Preheat the oven to 500°F (260°C). Adjust an oven rack to the lowest position and place a rimmed baking sheet on the rack.
On a lightly floured surface, roll 1 portion of dough into a 12-inch (30-cm) circle. Fold the dough into quarters, then place the dough's pointy tip in the center of a 9-inch (23-cm) regular or deep dish glass pie plate. Gently unfold the dough and press it into the sides of the pan, leaving the portion that hangs over the edge of pie plate intact. Refrigerate while preparing the apple pie filling.
In a bowl, combine the apples, 3/4 cup sugar, flour, lemon juice, lemon zest, salt, and spices.
Spread the apple pie filling in the pie plate, mounding them slightly in the middle.
Roll out the remaining portion pie crust to a 12-inch (30-cm) circle. Loosely roll the top crust around the rolling pin, then gently unroll it over the apples. Trim all but 1/2 inch (12 mm) dough overhanging the edge of the pie plate. Seal the edge by pressing the top and bottom crusts together with your fingertips, then tuck the edges underneath. Crimp the edges and make 4 or so small slits in the top crust. Brush the crust with the egg white and sprinkle with the remaining 1 tablespoon sugar.
Place the pie on the heated baking sheet and lower the oven temperature to 425°F (220°C).
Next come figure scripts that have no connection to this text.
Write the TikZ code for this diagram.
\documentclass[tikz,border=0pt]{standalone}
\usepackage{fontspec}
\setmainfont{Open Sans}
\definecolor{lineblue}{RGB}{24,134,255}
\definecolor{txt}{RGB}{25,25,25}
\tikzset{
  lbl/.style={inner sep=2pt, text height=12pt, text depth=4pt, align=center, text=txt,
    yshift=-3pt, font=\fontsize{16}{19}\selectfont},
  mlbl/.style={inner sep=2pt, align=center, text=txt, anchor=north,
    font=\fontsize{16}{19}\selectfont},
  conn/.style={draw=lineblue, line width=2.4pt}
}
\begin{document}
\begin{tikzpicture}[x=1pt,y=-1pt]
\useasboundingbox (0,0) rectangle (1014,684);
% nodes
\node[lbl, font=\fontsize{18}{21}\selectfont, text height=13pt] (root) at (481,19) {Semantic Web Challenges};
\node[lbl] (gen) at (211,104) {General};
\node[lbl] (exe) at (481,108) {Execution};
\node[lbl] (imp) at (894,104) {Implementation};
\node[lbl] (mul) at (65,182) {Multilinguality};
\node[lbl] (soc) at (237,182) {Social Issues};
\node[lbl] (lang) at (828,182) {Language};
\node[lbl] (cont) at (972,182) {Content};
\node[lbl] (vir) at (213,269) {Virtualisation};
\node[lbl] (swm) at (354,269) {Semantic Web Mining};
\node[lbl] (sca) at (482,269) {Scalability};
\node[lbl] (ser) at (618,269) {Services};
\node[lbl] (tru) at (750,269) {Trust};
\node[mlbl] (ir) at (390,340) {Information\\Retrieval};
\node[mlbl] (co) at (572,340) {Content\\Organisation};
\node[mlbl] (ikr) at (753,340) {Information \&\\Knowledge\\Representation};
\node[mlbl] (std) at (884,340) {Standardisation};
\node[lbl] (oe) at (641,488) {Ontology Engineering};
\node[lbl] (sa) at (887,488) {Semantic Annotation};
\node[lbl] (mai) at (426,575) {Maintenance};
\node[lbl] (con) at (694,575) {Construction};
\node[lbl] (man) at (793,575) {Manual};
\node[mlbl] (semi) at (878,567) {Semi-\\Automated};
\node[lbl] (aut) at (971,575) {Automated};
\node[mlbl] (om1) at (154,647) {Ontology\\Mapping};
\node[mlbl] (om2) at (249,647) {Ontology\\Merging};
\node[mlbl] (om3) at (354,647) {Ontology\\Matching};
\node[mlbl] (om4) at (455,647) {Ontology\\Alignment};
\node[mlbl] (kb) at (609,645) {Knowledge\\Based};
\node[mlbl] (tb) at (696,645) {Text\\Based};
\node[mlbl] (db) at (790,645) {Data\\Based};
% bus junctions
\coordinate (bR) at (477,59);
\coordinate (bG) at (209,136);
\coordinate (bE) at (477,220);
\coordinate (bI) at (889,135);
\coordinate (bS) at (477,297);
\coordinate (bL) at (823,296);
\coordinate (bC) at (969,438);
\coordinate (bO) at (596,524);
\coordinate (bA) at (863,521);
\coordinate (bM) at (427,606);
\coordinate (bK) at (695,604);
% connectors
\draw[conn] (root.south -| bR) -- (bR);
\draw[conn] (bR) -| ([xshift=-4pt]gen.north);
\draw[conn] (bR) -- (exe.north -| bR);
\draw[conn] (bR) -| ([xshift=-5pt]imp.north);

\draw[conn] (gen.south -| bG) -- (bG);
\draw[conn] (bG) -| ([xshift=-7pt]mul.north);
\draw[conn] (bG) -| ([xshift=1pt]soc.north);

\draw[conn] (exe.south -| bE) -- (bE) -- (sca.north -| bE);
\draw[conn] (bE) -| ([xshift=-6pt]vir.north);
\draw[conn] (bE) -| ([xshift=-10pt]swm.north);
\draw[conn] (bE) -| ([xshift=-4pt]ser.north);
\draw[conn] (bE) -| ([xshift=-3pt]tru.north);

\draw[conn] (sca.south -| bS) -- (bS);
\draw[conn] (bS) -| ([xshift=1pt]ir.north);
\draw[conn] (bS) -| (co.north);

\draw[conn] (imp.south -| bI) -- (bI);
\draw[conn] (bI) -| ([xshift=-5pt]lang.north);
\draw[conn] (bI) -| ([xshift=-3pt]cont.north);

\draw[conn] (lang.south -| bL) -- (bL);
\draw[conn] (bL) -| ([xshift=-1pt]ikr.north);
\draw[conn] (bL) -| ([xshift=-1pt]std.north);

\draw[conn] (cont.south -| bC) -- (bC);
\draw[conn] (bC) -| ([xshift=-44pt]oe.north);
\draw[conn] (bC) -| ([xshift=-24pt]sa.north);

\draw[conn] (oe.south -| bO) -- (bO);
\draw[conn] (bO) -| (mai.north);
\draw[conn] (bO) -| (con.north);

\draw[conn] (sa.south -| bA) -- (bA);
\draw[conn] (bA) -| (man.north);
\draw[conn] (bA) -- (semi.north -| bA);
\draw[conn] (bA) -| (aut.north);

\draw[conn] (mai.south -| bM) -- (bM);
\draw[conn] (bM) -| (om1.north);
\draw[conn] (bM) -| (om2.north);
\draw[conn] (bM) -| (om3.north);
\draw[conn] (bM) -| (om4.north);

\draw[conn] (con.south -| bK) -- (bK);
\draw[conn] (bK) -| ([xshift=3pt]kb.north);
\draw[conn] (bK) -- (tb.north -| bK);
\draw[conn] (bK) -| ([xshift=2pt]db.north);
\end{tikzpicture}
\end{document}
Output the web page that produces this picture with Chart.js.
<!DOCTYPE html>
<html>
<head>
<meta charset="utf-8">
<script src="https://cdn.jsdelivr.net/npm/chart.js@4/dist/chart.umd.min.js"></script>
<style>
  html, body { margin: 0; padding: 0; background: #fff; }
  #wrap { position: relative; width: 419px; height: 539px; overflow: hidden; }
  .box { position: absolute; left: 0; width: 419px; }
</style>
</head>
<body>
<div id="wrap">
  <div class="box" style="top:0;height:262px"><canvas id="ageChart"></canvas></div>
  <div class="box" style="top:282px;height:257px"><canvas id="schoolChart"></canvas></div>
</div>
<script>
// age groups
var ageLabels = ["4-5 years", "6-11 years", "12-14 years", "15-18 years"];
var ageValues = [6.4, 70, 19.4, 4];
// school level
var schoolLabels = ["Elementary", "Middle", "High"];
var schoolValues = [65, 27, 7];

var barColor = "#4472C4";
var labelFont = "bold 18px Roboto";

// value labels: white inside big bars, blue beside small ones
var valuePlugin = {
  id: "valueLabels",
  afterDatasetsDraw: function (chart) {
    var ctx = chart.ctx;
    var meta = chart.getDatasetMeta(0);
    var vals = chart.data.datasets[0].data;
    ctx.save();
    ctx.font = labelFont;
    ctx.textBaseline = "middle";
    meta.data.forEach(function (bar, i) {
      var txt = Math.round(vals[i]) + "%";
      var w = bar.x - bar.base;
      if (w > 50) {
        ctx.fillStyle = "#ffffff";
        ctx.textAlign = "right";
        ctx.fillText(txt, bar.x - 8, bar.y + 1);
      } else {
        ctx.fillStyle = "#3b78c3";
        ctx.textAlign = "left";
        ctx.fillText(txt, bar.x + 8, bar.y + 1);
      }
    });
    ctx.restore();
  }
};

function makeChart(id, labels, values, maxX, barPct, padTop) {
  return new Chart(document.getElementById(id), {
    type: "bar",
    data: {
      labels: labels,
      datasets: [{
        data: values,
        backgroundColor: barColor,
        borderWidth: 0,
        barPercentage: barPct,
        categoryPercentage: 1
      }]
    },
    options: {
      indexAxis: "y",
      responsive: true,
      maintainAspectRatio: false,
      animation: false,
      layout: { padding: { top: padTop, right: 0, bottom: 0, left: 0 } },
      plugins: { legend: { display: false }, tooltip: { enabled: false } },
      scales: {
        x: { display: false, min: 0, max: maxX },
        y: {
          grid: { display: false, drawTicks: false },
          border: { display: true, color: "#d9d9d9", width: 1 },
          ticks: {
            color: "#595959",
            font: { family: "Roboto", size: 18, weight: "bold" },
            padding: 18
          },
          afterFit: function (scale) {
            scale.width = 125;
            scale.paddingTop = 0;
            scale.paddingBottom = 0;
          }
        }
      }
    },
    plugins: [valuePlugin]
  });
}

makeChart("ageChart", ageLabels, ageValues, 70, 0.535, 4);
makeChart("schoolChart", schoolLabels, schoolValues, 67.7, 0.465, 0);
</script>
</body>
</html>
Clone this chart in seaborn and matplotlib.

Bake the pie until the top crust is golden, about 25 minutes.
Rotate the baking sheet, reduce the oven temperature again to 375°F (190°C), and continue to bake until the juices are bubbling and the crust is deep golden brown, 30 to 35 minutes more.
Transfer the pie to a wire rack and cool to room temperature before slicing and serving. The pie can be stored at room temperature, wrapped tightly in aluminum foil, for up to 2 days.